DILORENZO: Well, he promised he would not send war ships to Fort Sumter, certainly, when he did. And then in my book, I quote him – a letter from Lincoln to his naval commander, Commander Fox, Gustavus Fox thanking him for his assistance in getting the outcome that they desired, and the outcome that they desired was getting the South Carolinians to fire on Fort Sumter because he guessed correctly that the people of the north would rally behind the flag and support the war that he wanted to get into.

And at the same time, you had the confederates had sent peace commissioners to Washington to offer to pay the south’s portion of the national debt and to pay for federal forts like Fort Sumter. Napoleon III of France offered to broker some sort of compromise, but Lincoln refused to speak to any of them. He wouldn’t see any of them. He was determined to go to war, which he did.

LAMB: Why was he determined to go to war?

DILORENZO: Well, I think, he came up with this idea of the mystical union. He – in one of his speeches he talked about the mystic cords of memory that – of the union. But up to that time, a great deal of Americans, I would argue most Americans understood that the union was voluntary and that it would be an atrocity if any state left to march an army into that state and kill some of inhabitants just to keep it back into the union.
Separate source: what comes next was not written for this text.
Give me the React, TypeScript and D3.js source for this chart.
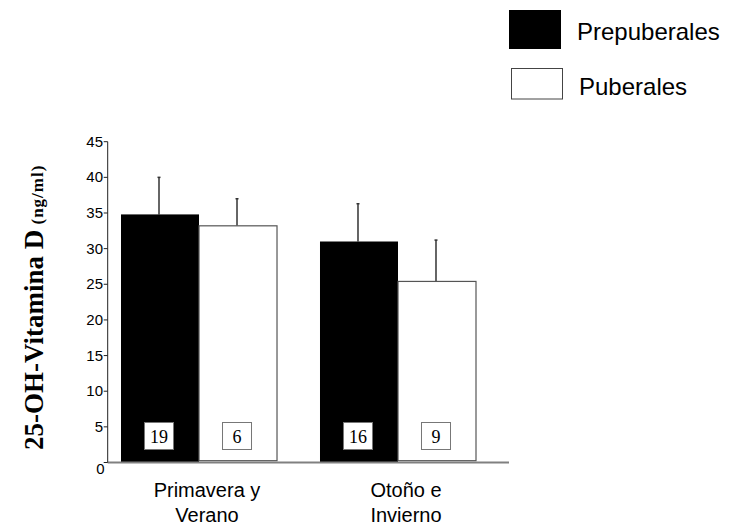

In my book, ”The Real Lincoln”, I ran across a big two volume set of books called ”Northern Editorials on Secession” by a man named Howard Perkins and it’s just reprinted northern newspaper editorials in 1859, 1860, 1861 about this whole issue of secession and some other topics. And he concludes that the majority of the newspaper from New York to Cincinnati to Vermont, Wisconsin in the north were in favor of letting the south go peacefully because they believed in the old Jeffersonian dictum that the union was voluntary. In the declaration of independents when governments derived their just powers from the consent of the governed. And when the northerners saw the south saying, we no longer consent to be governed by Washington, D.C. most of them said, OK, well let them go. Horace Greeley, really the famous newspaper man, he’s often quoted as saying this, he might have thought they were mistaken or wrong headed, but let them go and maybe we can persuade them to come back into the union at some future date seemed to be the attitude of a lot of these newspaper people.